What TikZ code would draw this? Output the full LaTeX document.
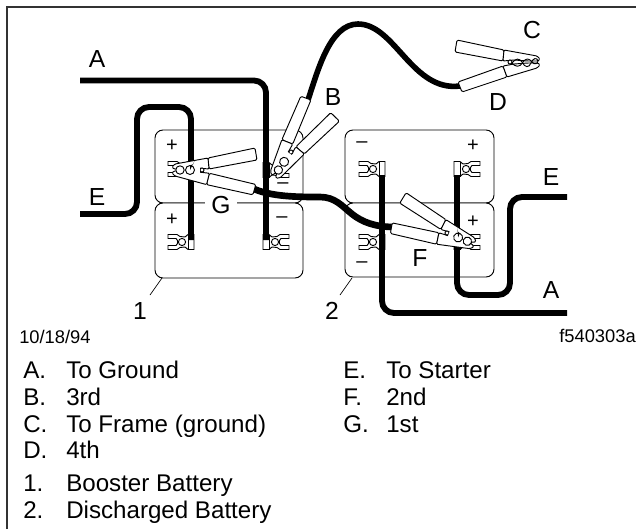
\documentclass[tikz,border=0pt]{standalone}
\usepackage{fontspec}
\setmainfont{Liberation Sans}
\newcommand{\termi}[3]{%
\begin{scope}[shift={(#1,#2)},xscale=#3]
\draw[termline] (-13,-7.5)--(-4,-7.5)--(-1,-5.5)--(4,-5)--(7,-7.5)--(13,-7.5)--(13,7.5)--(7,7.5)--(4,5)--(-1,5.5)--(-4,7.5)--(-13,7.5)--(-13,3.5)--(-5,3.5)--(-3.5,1.5)--(-3.5,-1.5)--(-5,-3.5)--(-13,-3.5)--cycle;
\draw[termline] (1,0) circle (3.6);
\draw[termline] (7,-7.5)--(7,7.5);
\end{scope}}
\newcommand{\clampbody}[1]{%
\draw[clampline,rounded corners=1] (-6,-12)--(-53,-22)--(-55,-10)--(-7,-1)--cycle;
\begin{scope}[rotate=#1]
\draw[clampline,rounded corners=1] (-7,4)--(-52,20)--(-48,30)--(-3,15)--cycle;
\end{scope}
\draw[clampline,rounded corners=0.8] (-6,-12)--(27,-6)--(30,-3)--(28,-1)--(18,-1)--(4,-2)--(-7,-1)--cycle;
\draw[clampline,rounded corners=0.8] ([rotate=#1]-7,4)--([rotate=#1]-3,15)--(27,6)--(30,3)--(28,1)--(18,1)--(4,2)--cycle;
\draw[clampline] (0,0) circle (2);}
\newcommand{\clampjaw}{%
\fill[white] (2,-3.5) rectangle (26,3.5);
\draw[clampline] (22,0) circle (4.2);
\draw[clampline] (12,0) circle (4.5);
\fill (12,0) -- (12,-4.5) arc (90:180:4.5) -- cycle;}
\begin{document}
\begin{tikzpicture}[x=0.75pt,y=-0.75pt,
  battery/.style={draw=black,line width=0.7pt,rounded corners=6pt,fill=white},
  termline/.style={draw=black,fill=white,line width=0.7pt},
  clampline/.style={draw=black,fill=white,line width=0.7pt},
  wire/.style={draw=black,line width=4.4pt,rounded corners=9pt},
  leader/.style={draw=black,line width=0.5pt},
  frameline/.style={draw=black!80,line width=0.9pt},
  lab/.style={font=\fontsize{18.5}{20}\selectfont,inner sep=0pt},
  sign/.style={font=\fontsize{15}{18}\selectfont,inner sep=0pt},
  small/.style={font=\fontsize{13.75}{16}\selectfont,inner sep=0pt,anchor=base west},
  item/.style={font=\fontsize{18.1}{20}\selectfont,inner sep=0pt,anchor=base west}]
\useasboundingbox (0,0) rectangle (636,529);
\draw[frameline] (7,529)--(7,7)--(636,7);
% batteries
\draw[battery] (155,130) rectangle (303,203);
\draw[battery] (155,203) rectangle (303,278);
\draw[battery] (345,130) rectangle (494,203);
\draw[battery] (345,203) rectangle (494,277);
% terminals
\termi{181}{169}{1}\termi{276}{170}{-1}\termi{181}{242}{1}\termi{276}{242}{-1}
\termi{372}{169}{1}\termi{467}{169}{-1}\termi{372}{242}{1}\termi{467}{242}{-1}
% signs
\node[sign] (s1) at (172,146) {+};
\node[sign] (s2) at (283,186) {–};
\node[sign] (s3) at (172,220) {+};
\node[sign] (s4) at (282,220) {–};
\node[sign] (s5) at (362,145) {–};
\node[sign] (s6) at (473,146) {+};
\node[sign] (s7) at (473,222) {+};
\node[sign] (s8) at (362,265) {–};
% wires
\draw[wire] (80,80.5)--(266,80.5)--(266,240);
\draw[wire] (80,214)--(137,214)--(137,107)--(191,107)--(191,240);
\draw[wire] (382,175)--(382,313)--(567,313);
\draw[wire] (457,175)--(457,295)--(510,295)--(510,197)--(567,197);
\draw[draw=black,line width=5pt] (252,188) .. controls (270,197) and (300,197) .. (320,197) .. controls (335,197) and (342,206) .. (352,214) .. controls (362,222) and (375,227) .. (394,227);
\draw[draw=black,line width=4.2pt] (308,100) .. controls (318,70) and (330,24) .. (358,24) .. controls (395,24) and (412,92) .. (460,86);
% clamps
\begin{scope}[shift={(510,62)}]\clampbody{0}
\draw[line width=0.7pt] (2,1) .. controls (6,-4) and (9,-4) .. (12,0) .. controls (15,6) and (19,6) .. (21,1) .. controls (23,-4) and (27,-5) .. (28,-1) .. controls (28,2) and (24,3) .. (22,0) .. controls (19,-4) and (16,-4) .. (13,0) .. controls (10,6) and (5,5) .. (2,1);
\end{scope}
\begin{scope}[shift={(202,170)},xscale=-1]\clampbody{-6}\clampjaw\end{scope}
\begin{scope}[shift={(447,233)},rotate=-22]\clampbody{-9.5}\clampjaw\end{scope}
\begin{scope}[shift={(291,152)},rotate=-125]\clampbody{-7}
\fill[white] (2,-3.5) rectangle (26,3.5);
\draw[clampline] (22,0) circle (4.2);
\draw[clampline] (12,0) circle (4.5);\end{scope}
% leaders
\node[lab] (n1) at (140,311) {1};
\node[lab] (n2) at (332,311) {2};
\draw[leader] (162,278)--(150,295);
\draw[leader] (352,278)--(340,295);
% labels
\node[lab] (la1) at (97,59) {A};
\node[lab] (lb) at (333,97) {B};
\node[lab] (lc) at (532,30) {C};
\node[lab] (ld) at (498,102) {D};
\node[lab] (le1) at (97,197) {E};
\node[lab] (le2) at (551,177) {E};
\node[lab] (la2) at (551,290) {A};
\node[lab,fill=white,inner xsep=5pt,inner ysep=1pt] (lg) at (221,205) {G};
\node[lab] (lf) at (420,258) {F};
\node[small] (date) at (19,343) {10/18/94};
\node[small,anchor=base east] (code) at (636,342) {f540303a};
\node[item] (ia) at (23,378) {A.};\node[item] (ta) at (66,378) {To Ground};
\node[item] (ib) at (23,405) {B.};\node[item] (tb) at (66,405) {3rd};
\node[item] (ic) at (23,432) {C.};\node[item] (tc) at (66,432) {To Frame (ground)};
\node[item] (id) at (23,458) {D.};\node[item] (td) at (66,458) {4th};
\node[item] (i1) at (23,491) {1.};\node[item] (t1) at (66,491) {Booster Battery};
\node[item] (i2) at (23,518) {2.};\node[item] (t2) at (66,518) {Discharged Battery};
\node[item] (ie) at (343,378) {E.};\node[item] (te) at (386,378) {To Starter};
\node[item] (if) at (343,405) {F.};\node[item] (tf) at (386,405) {2nd};
\node[item] (ig) at (343,432) {G.};\node[item] (tg) at (386,432) {1st};
\end{tikzpicture}
\end{document}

(The task):
Repeat the material above verbatim, with no pictures in the output.

(Exercise response):
What TikZ code would draw this? Output the full LaTeX document.
\documentclass[tikz,border=0pt]{standalone}
\usepackage{fontspec}
\setmainfont{Liberation Sans}
\newcommand{\termi}[3]{%
\begin{scope}[shift={(#1,#2)},xscale=#3]
\draw[termline] (-13,-7.5)--(-4,-7.5)--(-1,-5.5)--(4,-5)--(7,-7.5)--(13,-7.5)--(13,7.5)--(7,7.5)--(4,5)--(-1,5.5)--(-4,7.5)--(-13,7.5)--(-13,3.5)--(-5,3.5)--(-3.5,1.5)--(-3.5,-1.5)--(-5,-3.5)--(-13,-3.5)--cycle;
\draw[termline] (1,0) circle (3.6);
\draw[termline] (7,-7.5)--(7,7.5);
\end{scope}}
\newcommand{\clampbody}[1]{%
\draw[clampline,rounded corners=1] (-6,-12)--(-53,-22)--(-55,-10)--(-7,-1)--cycle;
\begin{scope}[rotate=#1]
\draw[clampline,rounded corners=1] (-7,4)--(-52,20)--(-48,30)--(-3,15)--cycle;
\end{scope}
\draw[clampline,rounded corners=0.8] (-6,-12)--(27,-6)--(30,-3)--(28,-1)--(18,-1)--(4,-2)--(-7,-1)--cycle;
\draw[clampline,rounded corners=0.8] ([rotate=#1]-7,4)--([rotate=#1]-3,15)--(27,6)--(30,3)--(28,1)--(18,1)--(4,2)--cycle;
\draw[clampline] (0,0) circle (2);}
\newcommand{\clampjaw}{%
\fill[white] (2,-3.5) rectangle (26,3.5);
\draw[clampline] (22,0) circle (4.2);
\draw[clampline] (12,0) circle (4.5);
\fill (12,0) -- (12,-4.5) arc (90:180:4.5) -- cycle;}
\begin{document}
\begin{tikzpicture}[x=0.75pt,y=-0.75pt,
  battery/.style={draw=black,line width=0.7pt,rounded corners=6pt,fill=white},
  termline/.style={draw=black,fill=white,line width=0.7pt},
  clampline/.style={draw=black,fill=white,line width=0.7pt},
  wire/.style={draw=black,line width=4.4pt,rounded corners=9pt},
  leader/.style={draw=black,line width=0.5pt},
  frameline/.style={draw=black!80,line width=0.9pt},
  lab/.style={font=\fontsize{18.5}{20}\selectfont,inner sep=0pt},
  sign/.style={font=\fontsize{15}{18}\selectfont,inner sep=0pt},
  small/.style={font=\fontsize{13.75}{16}\selectfont,inner sep=0pt,anchor=base west},
  item/.style={font=\fontsize{18.1}{20}\selectfont,inner sep=0pt,anchor=base west}]
\useasboundingbox (0,0) rectangle (636,529);
\draw[frameline] (7,529)--(7,7)--(636,7);
% batteries
\draw[battery] (155,130) rectangle (303,203);
\draw[battery] (155,203) rectangle (303,278);
\draw[battery] (345,130) rectangle (494,203);
\draw[battery] (345,203) rectangle (494,277);
% terminals
\termi{181}{169}{1}\termi{276}{170}{-1}\termi{181}{242}{1}\termi{276}{242}{-1}
\termi{372}{169}{1}\termi{467}{169}{-1}\termi{372}{242}{1}\termi{467}{242}{-1}
% signs
\node[sign] (s1) at (172,146) {+};
\node[sign] (s2) at (283,186) {–};
\node[sign] (s3) at (172,220) {+};
\node[sign] (s4) at (282,220) {–};
\node[sign] (s5) at (362,145) {–};
\node[sign] (s6) at (473,146) {+};
\node[sign] (s7) at (473,222) {+};
\node[sign] (s8) at (362,265) {–};
% wires
\draw[wire] (80,80.5)--(266,80.5)--(266,240);
\draw[wire] (80,214)--(137,214)--(137,107)--(191,107)--(191,240);
\draw[wire] (382,175)--(382,313)--(567,313);
\draw[wire] (457,175)--(457,295)--(510,295)--(510,197)--(567,197);
\draw[draw=black,line width=5pt] (252,188) .. controls (270,197) and (300,197) .. (320,197) .. controls (335,197) and (342,206) .. (352,214) .. controls (362,222) and (375,227) .. (394,227);
\draw[draw=black,line width=4.2pt] (308,100) .. controls (318,70) and (330,24) .. (358,24) .. controls (395,24) and (412,92) .. (460,86);
% clamps
\begin{scope}[shift={(510,62)}]\clampbody{0}
\draw[line width=0.7pt] (2,1) .. controls (6,-4) and (9,-4) .. (12,0) .. controls (15,6) and (19,6) .. (21,1) .. controls (23,-4) and (27,-5) .. (28,-1) .. controls (28,2) and (24,3) .. (22,0) .. controls (19,-4) and (16,-4) .. (13,0) .. controls (10,6) and (5,5) .. (2,1);
\end{scope}
\begin{scope}[shift={(202,170)},xscale=-1]\clampbody{-6}\clampjaw\end{scope}
\begin{scope}[shift={(447,233)},rotate=-22]\clampbody{-9.5}\clampjaw\end{scope}
\begin{scope}[shift={(291,152)},rotate=-125]\clampbody{-7}
\fill[white] (2,-3.5) rectangle (26,3.5);
\draw[clampline] (22,0) circle (4.2);
\draw[clampline] (12,0) circle (4.5);\end{scope}
% leaders
\node[lab] (n1) at (140,311) {1};
\node[lab] (n2) at (332,311) {2};
\draw[leader] (162,278)--(150,295);
\draw[leader] (352,278)--(340,295);
% labels
\node[lab] (la1) at (97,59) {A};
\node[lab] (lb) at (333,97) {B};
\node[lab] (lc) at (532,30) {C};
\node[lab] (ld) at (498,102) {D};
\node[lab] (le1) at (97,197) {E};
\node[lab] (le2) at (551,177) {E};
\node[lab] (la2) at (551,290) {A};
\node[lab,fill=white,inner xsep=5pt,inner ysep=1pt] (lg) at (221,205) {G};
\node[lab] (lf) at (420,258) {F};
\node[small] (date) at (19,343) {10/18/94};
\node[small,anchor=base east] (code) at (636,342) {f540303a};
\node[item] (ia) at (23,378) {A.};\node[item] (ta) at (66,378) {To Ground};
\node[item] (ib) at (23,405) {B.};\node[item] (tb) at (66,405) {3rd};
\node[item] (ic) at (23,432) {C.};\node[item] (tc) at (66,432) {To Frame (ground)};
\node[item] (id) at (23,458) {D.};\node[item] (td) at (66,458) {4th};
\node[item] (i1) at (23,491) {1.};\node[item] (t1) at (66,491) {Booster Battery};
\node[item] (i2) at (23,518) {2.};\node[item] (t2) at (66,518) {Discharged Battery};
\node[item] (ie) at (343,378) {E.};\node[item] (te) at (386,378) {To Starter};
\node[item] (if) at (343,405) {F.};\node[item] (tf) at (386,405) {2nd};
\node[item] (ig) at (343,432) {G.};\node[item] (tg) at (386,432) {1st};
\end{tikzpicture}
\end{document}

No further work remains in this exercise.